DO THIS: Transcribe only part of the material below: the lines from the one containing "Write the matplotlib code for this chart." through the one containing "from matplotlib.ticker import MultipleLocator", inclusive, exactly as written.

[Collected data entries]

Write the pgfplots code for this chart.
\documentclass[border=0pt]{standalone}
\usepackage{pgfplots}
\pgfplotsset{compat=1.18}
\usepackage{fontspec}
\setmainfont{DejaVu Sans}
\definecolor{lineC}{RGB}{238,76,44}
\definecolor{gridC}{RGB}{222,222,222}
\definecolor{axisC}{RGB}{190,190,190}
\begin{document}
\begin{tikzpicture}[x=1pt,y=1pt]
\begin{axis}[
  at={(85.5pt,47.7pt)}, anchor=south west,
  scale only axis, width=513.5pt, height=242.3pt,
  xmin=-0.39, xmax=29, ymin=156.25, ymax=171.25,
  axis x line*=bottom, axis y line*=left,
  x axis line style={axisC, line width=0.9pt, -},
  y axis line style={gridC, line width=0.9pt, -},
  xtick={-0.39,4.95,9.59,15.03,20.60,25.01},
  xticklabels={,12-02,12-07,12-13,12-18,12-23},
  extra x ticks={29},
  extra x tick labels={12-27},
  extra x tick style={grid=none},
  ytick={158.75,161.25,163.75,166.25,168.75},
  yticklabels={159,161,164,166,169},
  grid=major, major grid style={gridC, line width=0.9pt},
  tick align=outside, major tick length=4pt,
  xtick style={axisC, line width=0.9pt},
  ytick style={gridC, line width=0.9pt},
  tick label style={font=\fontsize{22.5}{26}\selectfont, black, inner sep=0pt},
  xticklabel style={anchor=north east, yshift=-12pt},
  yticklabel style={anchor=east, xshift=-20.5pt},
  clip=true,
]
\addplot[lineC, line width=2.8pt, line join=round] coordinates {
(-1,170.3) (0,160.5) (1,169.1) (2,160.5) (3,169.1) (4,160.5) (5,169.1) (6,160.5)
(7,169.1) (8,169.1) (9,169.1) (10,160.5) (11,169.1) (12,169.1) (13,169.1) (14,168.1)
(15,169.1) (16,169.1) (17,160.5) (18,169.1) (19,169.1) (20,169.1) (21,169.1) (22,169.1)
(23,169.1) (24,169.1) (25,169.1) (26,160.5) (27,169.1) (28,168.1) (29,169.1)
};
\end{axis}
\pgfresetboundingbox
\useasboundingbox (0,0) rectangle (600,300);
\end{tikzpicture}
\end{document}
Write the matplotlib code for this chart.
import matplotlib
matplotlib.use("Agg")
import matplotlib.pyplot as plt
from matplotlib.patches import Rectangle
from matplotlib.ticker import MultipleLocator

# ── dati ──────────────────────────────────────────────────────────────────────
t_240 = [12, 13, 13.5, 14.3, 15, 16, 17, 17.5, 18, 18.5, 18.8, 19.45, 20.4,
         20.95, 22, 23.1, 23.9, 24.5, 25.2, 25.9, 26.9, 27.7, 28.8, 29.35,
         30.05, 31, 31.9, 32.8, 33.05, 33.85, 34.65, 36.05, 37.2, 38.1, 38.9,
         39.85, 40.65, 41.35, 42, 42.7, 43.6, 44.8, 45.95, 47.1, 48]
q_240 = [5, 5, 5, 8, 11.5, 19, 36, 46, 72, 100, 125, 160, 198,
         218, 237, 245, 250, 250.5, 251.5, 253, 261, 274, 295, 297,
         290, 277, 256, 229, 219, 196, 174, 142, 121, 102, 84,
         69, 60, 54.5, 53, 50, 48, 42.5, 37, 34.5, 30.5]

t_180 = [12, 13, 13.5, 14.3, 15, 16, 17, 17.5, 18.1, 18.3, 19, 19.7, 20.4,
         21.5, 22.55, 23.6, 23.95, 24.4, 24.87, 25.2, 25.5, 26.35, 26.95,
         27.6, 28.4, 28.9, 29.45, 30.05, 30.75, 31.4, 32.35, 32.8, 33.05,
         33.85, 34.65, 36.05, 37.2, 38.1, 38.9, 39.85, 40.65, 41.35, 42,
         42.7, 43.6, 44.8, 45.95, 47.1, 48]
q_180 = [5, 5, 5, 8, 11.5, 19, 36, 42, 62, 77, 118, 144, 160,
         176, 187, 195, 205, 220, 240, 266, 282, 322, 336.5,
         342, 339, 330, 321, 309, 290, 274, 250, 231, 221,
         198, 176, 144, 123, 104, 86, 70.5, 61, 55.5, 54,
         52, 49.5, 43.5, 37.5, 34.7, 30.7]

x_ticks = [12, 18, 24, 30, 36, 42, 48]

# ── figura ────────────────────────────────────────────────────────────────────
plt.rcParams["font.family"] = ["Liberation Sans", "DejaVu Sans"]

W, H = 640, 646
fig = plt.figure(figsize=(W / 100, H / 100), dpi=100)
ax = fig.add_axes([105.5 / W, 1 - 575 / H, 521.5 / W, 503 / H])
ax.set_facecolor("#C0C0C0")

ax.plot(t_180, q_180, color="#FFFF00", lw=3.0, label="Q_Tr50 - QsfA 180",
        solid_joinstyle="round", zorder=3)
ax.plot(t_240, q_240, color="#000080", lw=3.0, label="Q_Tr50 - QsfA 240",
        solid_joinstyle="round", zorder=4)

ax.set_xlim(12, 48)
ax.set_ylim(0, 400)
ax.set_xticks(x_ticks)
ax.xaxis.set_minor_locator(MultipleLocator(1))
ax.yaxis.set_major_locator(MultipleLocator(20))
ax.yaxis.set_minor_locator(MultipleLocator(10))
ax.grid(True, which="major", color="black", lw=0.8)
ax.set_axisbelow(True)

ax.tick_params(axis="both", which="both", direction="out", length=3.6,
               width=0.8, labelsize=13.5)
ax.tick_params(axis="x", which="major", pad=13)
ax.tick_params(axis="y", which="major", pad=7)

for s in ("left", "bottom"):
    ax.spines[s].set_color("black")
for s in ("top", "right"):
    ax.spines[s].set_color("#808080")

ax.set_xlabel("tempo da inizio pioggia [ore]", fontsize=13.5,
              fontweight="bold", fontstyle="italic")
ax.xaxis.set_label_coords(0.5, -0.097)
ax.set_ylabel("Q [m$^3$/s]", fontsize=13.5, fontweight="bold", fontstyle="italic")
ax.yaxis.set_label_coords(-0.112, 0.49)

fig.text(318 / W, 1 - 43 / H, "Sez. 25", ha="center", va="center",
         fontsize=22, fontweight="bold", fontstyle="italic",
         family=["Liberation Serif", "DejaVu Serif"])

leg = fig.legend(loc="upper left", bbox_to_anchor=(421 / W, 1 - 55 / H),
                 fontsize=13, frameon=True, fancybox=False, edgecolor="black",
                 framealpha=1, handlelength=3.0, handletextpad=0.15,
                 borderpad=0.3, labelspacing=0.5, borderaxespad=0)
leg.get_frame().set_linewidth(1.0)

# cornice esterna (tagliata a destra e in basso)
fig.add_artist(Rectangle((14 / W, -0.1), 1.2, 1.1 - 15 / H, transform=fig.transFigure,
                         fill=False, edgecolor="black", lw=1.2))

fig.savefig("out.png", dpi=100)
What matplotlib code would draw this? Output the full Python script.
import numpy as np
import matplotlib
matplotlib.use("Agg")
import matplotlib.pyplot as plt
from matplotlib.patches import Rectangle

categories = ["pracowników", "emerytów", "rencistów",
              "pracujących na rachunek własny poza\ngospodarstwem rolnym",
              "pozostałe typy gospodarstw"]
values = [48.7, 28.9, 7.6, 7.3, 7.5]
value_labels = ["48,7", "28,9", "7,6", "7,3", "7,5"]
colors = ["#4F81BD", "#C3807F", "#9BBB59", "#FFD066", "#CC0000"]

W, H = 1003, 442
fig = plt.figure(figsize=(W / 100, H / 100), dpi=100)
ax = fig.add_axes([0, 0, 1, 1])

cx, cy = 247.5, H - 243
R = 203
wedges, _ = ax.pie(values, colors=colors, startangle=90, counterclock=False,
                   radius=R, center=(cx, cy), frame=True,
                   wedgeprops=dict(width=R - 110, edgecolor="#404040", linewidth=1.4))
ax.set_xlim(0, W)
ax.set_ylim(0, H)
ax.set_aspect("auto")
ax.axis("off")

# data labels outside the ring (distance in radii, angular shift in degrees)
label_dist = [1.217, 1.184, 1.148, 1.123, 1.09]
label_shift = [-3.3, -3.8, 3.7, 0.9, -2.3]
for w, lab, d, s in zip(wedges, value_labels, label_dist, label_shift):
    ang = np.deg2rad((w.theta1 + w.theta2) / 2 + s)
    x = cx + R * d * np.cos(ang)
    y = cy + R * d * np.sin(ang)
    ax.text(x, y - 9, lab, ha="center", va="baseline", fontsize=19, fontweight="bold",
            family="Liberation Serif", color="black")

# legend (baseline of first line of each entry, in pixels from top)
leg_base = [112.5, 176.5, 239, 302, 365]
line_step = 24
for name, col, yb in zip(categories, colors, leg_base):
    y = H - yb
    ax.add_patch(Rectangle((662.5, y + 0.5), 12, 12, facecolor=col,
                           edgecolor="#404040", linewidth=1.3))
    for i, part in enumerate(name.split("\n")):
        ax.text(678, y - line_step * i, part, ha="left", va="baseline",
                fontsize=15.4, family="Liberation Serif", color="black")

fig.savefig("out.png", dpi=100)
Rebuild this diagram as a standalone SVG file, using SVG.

FULL OUTPUT:
Write the matplotlib code for this chart.
import matplotlib
matplotlib.use("Agg")
import matplotlib.pyplot as plt
from matplotlib.patches import Rectangle
from matplotlib.ticker import MultipleLocator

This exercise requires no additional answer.